As Texas GOP legislator Becky Haskins said to the Fort Worth Star-Telegram, “if this involved a man running for office, none of this would ever come up.”
Take the case of a politician. When still young, this person weds an older, wealthier spouse who uncomplainingly cares for the couple’s children while the politician works long hours, rises in the ranks and pursues ambitions that lead outside the home. Scandalous, yes? Whoops, I’ve just described George Washington.

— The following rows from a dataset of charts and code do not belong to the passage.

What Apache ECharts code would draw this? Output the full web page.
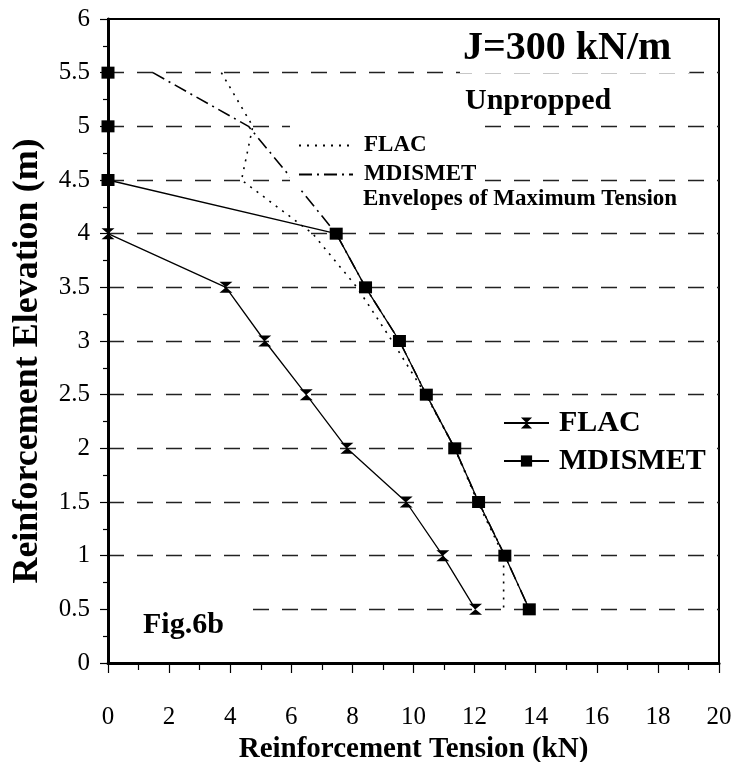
<!DOCTYPE html>
<html>
<head>
<meta charset="utf-8">
<script src="https://cdn.jsdelivr.net/npm/echarts@6/dist/echarts.min.js"></script>
<style>
  html, body { margin: 0; padding: 0; background: #fff; }
  #chart { width: 733px; height: 762px; }
</style>
</head>
<body>
<div id="chart"></div>
<script>
  // values (tension in kN, elevation in m)
  const flacElev = [4, 3.5, 3, 2.5, 2, 1.5, 1, 0.5]
  const flacTension = [0, 3.86, 5.13, 6.49, 7.82, 9.76, 10.96, 12.03]
  const mdismetElev = [5.5, 5, 4.5, 4, 3.5, 3, 2.5, 2, 1.5, 1, 0.5]
  const mdismetTension = [0, 0, 0, 7.47, 8.43, 9.54, 10.42, 11.35, 12.13, 12.99, 13.79]
  // envelopes of maximum tension
  const envElev = [5.5, 5, 4.5, 4, 3.5, 3, 2.5, 2, 1.5, 1, 0.5]
  const flacEnvTension = [3.71, 4.74, 4.37, 6.7, 8.15, 9.3, 10.4, 11.35, 12.1, 12.95, 12.95]
  const mdismetEnvTension = [1.47, 4.6, 6.05, 7.47, 8.43, 9.54, 10.42, 11.35, 12.13, 12.99, 13.79]
  const xTicks = [0, 2, 4, 6, 8, 10, 12, 14, 16, 18, 20]
  const yTicks = [0, 0.5, 1, 1.5, 2, 2.5, 3, 3.5, 4, 4.5, 5, 5.5, 6]

  const serif = 'Liberation Serif'
  const pairs = (xs, ys) => xs.map((x, i) => [x, ys[i]])
  const hourglass = 'path://M0,0L12,0L0,10L12,10Z'

  const chart = echarts.init(document.getElementById('chart'))
  chart.setOption({
    animation: false,
    backgroundColor: '#fff',
    grid: {
      left: 108, right: 14, top: 19, bottom: 99,
      outerBoundsMode: 'none',
      show: true, borderColor: '#000', borderWidth: 2
    },
    xAxis: {
      type: 'value',
      min: xTicks[0], max: xTicks[xTicks.length - 1], interval: 2,
      name: 'Reinforcement Tension (kN)',
      nameLocation: 'middle', nameGap: 64,
      nameTextStyle: { fontFamily: serif, fontWeight: 'bold', fontSize: 29, color: '#000' },
      axisLine: { lineStyle: { color: '#000', width: 3 } },
      axisTick: { length: 10, lineStyle: { color: '#000', width: 1.2 } },
      minorTick: { show: true, splitNumber: 2, length: 7, lineStyle: { color: '#000', width: 1.2 } },
      axisLabel: { margin: 42, fontFamily: serif, fontSize: 25, color: '#000' },
      splitLine: { show: false }
    },
    yAxis: {
      type: 'value',
      min: yTicks[0], max: yTicks[yTicks.length - 1], interval: 0.5,
      name: 'Reinforcement Elevation (m)',
      nameLocation: 'middle', nameGap: 62,
      nameTextStyle: {
        fontFamily: serif, fontWeight: 'bold', fontSize: 36, color: '#000',
        padding: [0, 40, 0, 0]
      },
      axisLine: { lineStyle: { color: '#000', width: 3 } },
      axisTick: { length: 8, lineStyle: { color: '#000', width: 1.2 } },
      minorTick: { show: true, splitNumber: 2, length: 5, lineStyle: { color: '#000', width: 1.2 } },
      axisLabel: { margin: 18, fontFamily: serif, fontSize: 25, color: '#000' },
      splitLine: {
        show: true, showMinLine: false, showMaxLine: false,
        lineStyle: { color: '#222', width: 1.3, type: [16, 13] }
      }
    },
    legend: [{
      data: ['FLAC', 'MDISMET'],
      orient: 'vertical',
      left: 480, top: 400,
      padding: [8, 5, 6, 23],
      backgroundColor: '#fff',
      itemWidth: 45, itemHeight: 14, itemGap: 8,
      textStyle: { fontFamily: serif, fontWeight: 'bold', fontSize: 30, color: '#000', padding: [0, 0, 0, 5] }
    }, {
      data: ['FLAC envelope', 'MDISMET envelope'],
      formatter: name => name.replace(' envelope', ''),
      orient: 'vertical',
      left: 290, top: 120,
      padding: [14, 8, 4, 8],
      backgroundColor: '#fff',
      itemWidth: 54, itemHeight: 10, itemGap: 6,
      itemStyle: { opacity: 0 },
      textStyle: { fontFamily: serif, fontWeight: 'bold', fontSize: 23, color: '#000', padding: [0, 0, 0, 6] }
    }],
    graphic: [{
      type: 'text', left: 460, top: 29, z: 100,
      style: {
        text: 'J=300 kN/m', font: 'bold 40px "Liberation Serif"', fill: '#000',
        backgroundColor: '#fff', padding: [0, 18, 4, 3]
      }
    }, {
      type: 'text', left: 465, top: 86, z: 100,
      style: { text: 'Unpropped', font: 'bold 30px "Liberation Serif"', fill: '#000' }
    }, {
      type: 'text', left: 355, top: 188, z: 100,
      style: {
        text: 'Envelopes of Maximum Tension', font: 'bold 23px "Liberation Serif"', fill: '#000',
        backgroundColor: '#fff', padding: [0, 4, 0, 8]
      }
    }, {
      type: 'text', left: 110, top: 606, z: 100,
      style: {
        text: 'Fig.6b', font: 'bold 30px "Liberation Serif"', fill: '#000',
        backgroundColor: '#fff', padding: [4, 29, 2, 33]
      }
    }],
    series: [{
      name: 'FLAC envelope',
      type: 'line',
      data: pairs(flacEnvTension, envElev),
      symbol: 'none',
      itemStyle: { color: '#000' },
      lineStyle: { color: '#000', width: 1.6, type: [2, 6] },
      z: 2
    }, {
      name: 'MDISMET envelope',
      type: 'line',
      data: pairs(mdismetEnvTension, envElev),
      symbol: 'none',
      itemStyle: { color: '#000' },
      lineStyle: { color: '#000', width: 1.6, type: [13, 5, 2, 5] },
      z: 2
    }, {
      name: 'FLAC',
      type: 'line',
      data: pairs(flacTension, flacElev),
      symbol: hourglass,
      symbolSize: [13, 11],
      itemStyle: { color: '#000' },
      lineStyle: { color: '#000', width: 1.3 },
      z: 3
    }, {
      name: 'MDISMET',
      type: 'line',
      data: pairs(mdismetTension, mdismetElev),
      symbol: 'rect',
      symbolSize: [13, 12],
      itemStyle: { color: '#000' },
      lineStyle: { color: '#000', width: 1.3 },
      z: 3
    }]
  })
</script>
</body>
</html>
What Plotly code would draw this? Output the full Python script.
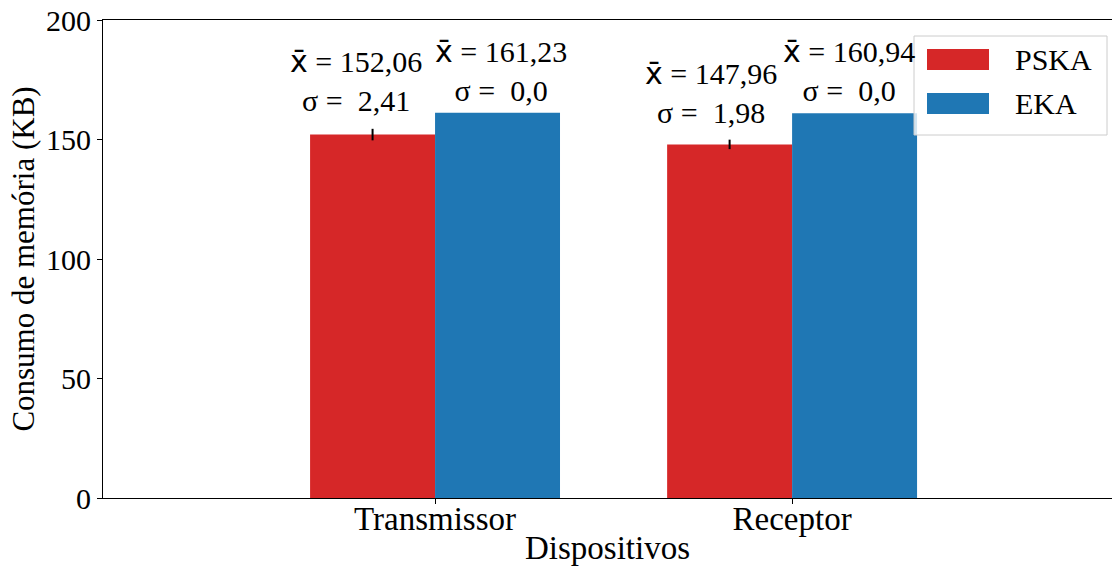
import plotly.graph_objects as go
import numpy as np

categories = ["Transmissor", "Receptor"]
series_names = ["PSKA", "EKA"]
pska_mean = [152.06, 147.96]
pska_std = [2.41, 1.98]
eka_mean = [161.23, 160.94]
eka_std = [0.0, 0.0]
pska_mean_txt = ["152,06", "147,96"]
pska_std_txt = ["2,41", "1,98"]
eka_mean_txt = ["161,23", "160,94"]
eka_std_txt = ["0,0", "0,0"]
yticks = [0, 50, 100, 150, 200]

RED = "#d62728"
BLUE = "#1f77b4"
FONT = "Liberation Serif"
FS = 30
FSX = 33

W, H = 1112, 568
L, R, T, B = 103, 1112, 20, 498
bw = 0.35
pos = np.arange(len(categories))

fig = go.Figure()
fig.add_trace(go.Bar(
    x=pos - bw / 2, y=pska_mean, width=bw, name="PSKA", marker_color=RED,
    marker_line_width=0,
    error_y=dict(type="data", array=pska_std, visible=True, color="black",
                 thickness=2, width=0),
    showlegend=False))
fig.add_trace(go.Bar(
    x=pos + bw / 2, y=eka_mean, width=bw, name="EKA", marker_color=BLUE,
    marker_line_width=0,
    error_y=dict(type="data", array=eka_std, visible=True, color="black",
                 thickness=2, width=0),
    showlegend=False))

XB = '<span style="font-family:\'DejaVu Sans\'">x\u0304</span>'

def serif(s):
    return f'<span style="font-family:\'Liberation Serif\'">{s}</span>'

def add_labels(xs, means, stds, mtxt, stxt, xshifts):
    for x, m, s, mt, st, xs_ in zip(xs, means, stds, mtxt, stxt, xshifts):
        fig.add_annotation(
            x=x, y=m + 2 * s, xref="x", yref="y",
            text=XB + serif(f" = {mt}") + "<br>" + serif(f"\u03c3 = \u00a0{st}"),
            showarrow=False, yanchor="bottom", xanchor="center",
            align="center", borderpad=0, yshift=5, xshift=xs_,
            font=dict(family=FONT, size=FS, color="black"))

add_labels(pos - bw / 2, pska_mean, pska_std, pska_mean_txt, pska_std_txt, [-17, -19])
add_labels(pos + bw / 2, eka_mean, eka_std, eka_mean_txt, eka_std_txt, [3, -6])

def px(xp):
    return (xp - L) / (R - L)

def py(yp):
    return (B - yp) / (B - T)

# legend (drawn manually to match the large swatches)
fig.add_shape(type="rect", xref="paper", yref="paper",
              x0=px(914), x1=px(1107), y0=py(135), y1=py(36),
              line=dict(color="#cccccc", width=1),
              fillcolor="rgba(255,255,255,0.8)", layer="above")
for name, col, yc in [(series_names[0], RED, 59.5), (series_names[1], BLUE, 103.5)]:
    fig.add_shape(type="rect", xref="paper", yref="paper",
                  x0=px(927), x1=px(989), y0=py(yc + 10.5), y1=py(yc - 10.5),
                  line=dict(width=0), fillcolor=col, layer="above")
    fig.add_annotation(xref="paper", yref="paper", x=px(1014), y=py(yc),
                       text=name, showarrow=False, xanchor="left",
                       yanchor="middle", borderpad=0,
                       font=dict(family=FONT, size=FS, color="black"))

fig.update_layout(
    width=W, height=H,
    margin=dict(l=L, r=W - R, t=T, b=H - B, autoexpand=False),
    paper_bgcolor="white", plot_bgcolor="white",
    font=dict(family=FONT, size=FS, color="black"),
    barmode="overlay",
    xaxis=dict(range=[-0.930, 1.896], tickvals=list(pos), automargin=True,
               ticktext=categories, ticks="outside", ticklen=5, tickwidth=1,
               tickcolor="black", showline=True, linecolor="black",
               linewidth=1, mirror=True, showgrid=False, zeroline=False,
               ticklabelstandoff=-14,
               title=dict(text="Dispositivos", standoff=0,
                          font=dict(family=FONT, size=FSX)),
               tickfont=dict(family=FONT, size=FSX)),
    yaxis=dict(range=[0, 200], tickvals=yticks, ticks="outside", ticklen=5,
               tickwidth=1, tickcolor="black", showline=True, automargin=True,
               linecolor="black", linewidth=1, showgrid=False,
               zeroline=False,
               title=dict(text="Consumo de memória (KB)", standoff=2,
                          font=dict(family=FONT, size=31)),
               tickfont=dict(family=FONT, size=FS)),
)

fig.write_html("out.html", config={"displayModeBar": False},
               post_script="document.body.style.margin='0';document.body.style.padding='0';")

This — marry someone, have that person work and support you through school and care for the kids while you run for office — is a standard narrative. There’s even a variant where you divorce the individual in question and trade for someone more photogenic whose face moves less. It’s a familiar trajectory for a candidate for office — for men, that is. But the fact that Wendy Davis is a woman brings in different words. Gold-Digger. Child-Abandoner. Whatever happened to submitting to your husband? Didn’t you read Steve Pearce’s book?
At the same time, I don’t think it’s unfair to point out that, at least to an outsider, her second marriage seems to have helped provide the stability she needed as she transformed from a struggling teenage mother to a Harvard-educated lawyer with a promising political future. She said of her ex-husband, “He gave to me my adolescence. He gave me the opportunity to be a university student,” as she told the Fort Worth Star-Telegram in 1996. Could she have done it alone? She was already on the path — attending Texas Christian University on an academic scholarship and Pell grant when she met Davis. They married, and he became part of her story. This example can cut any number of ways. Amanda Marcotte at Slate notes, “This hit piece came out right in the midst of a tidal wave of conservatives telling women the best cure for poverty is to marry their way out of it. That is, apparently, unless you intend to run for office later, in which case you’re a gold-digger.”
It’s still a story of hard work. This was not a case of lying back on a barge and having opportunity grapes fed to you. It’s still compelling. It’s just a little less pure and simple. The truth seldom is.